When someone needs a document urgently - and it's always urgent - finding it takes longer than it should. And sometimes you find an outdated version and don't realise until it's too late.

Digital systems fix this. Not perfectly - nothing's perfect - but properly. Everything in one place. Searchable. Version controlled. Accessible from wherever you are.

Proving Compliance

FM professionals answer to a lot of people. Building owners. Tenants. Insurers. HSE inspectors. Fire services. Sometimes all of them in the same week.

Each of them wants to see documentation. And they want to see it now, not in three days when you've had time to dig through the archives.

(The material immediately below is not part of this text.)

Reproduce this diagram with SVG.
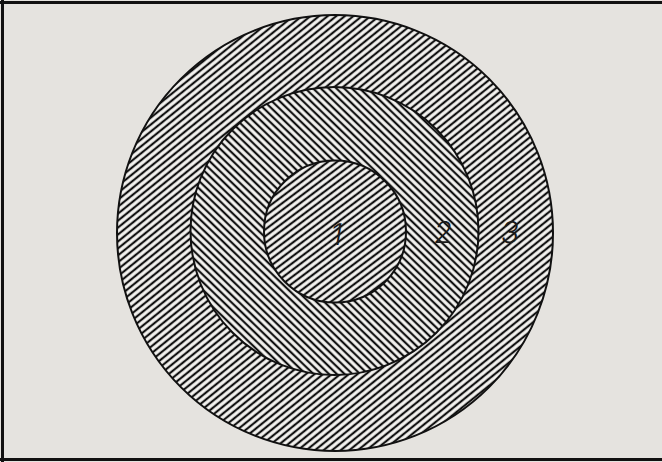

Having well-organised, easily accessible documentation isn't about being neat and tidy. It's about being able to prove - quickly and confidently - that you're managing risks properly. That protects the building. That protects the occupants. And frankly, it protects you.

Making It Sustainable

Here's the thing about risk assessment: it's never "done". Buildings change. Tenants change. Regulations change. Contractors change. Your assessments need to keep up.

Build review cycles into your calendar. Set reminders. Make it systematic rather than hoping you'll remember. Because you won't remember - you've got too much else going on.

And when something changes - new equipment installed, new hazard identified, near miss incident - update the relevant assessments then. Not next week. Not when you get a chance. Now.

The best FM professionals I know treat risk assessment as part of operations, not as separate paperwork to be done when there's time. Because there's never time. You have to make it part of how you work.

The Bottom Line

FM risk assessment isn't glamorous. It doesn't get you promoted or win you awards. But it keeps people safe, keeps buildings operational, and keeps you out of trouble when things go wrong.

Get your systems sorted. Get your documentation organised. Make it a habit rather than a burden.

Because the alternative is finding out at the worst possible moment that something wasn't properly assessed. And that's a situation nobody wants to be in.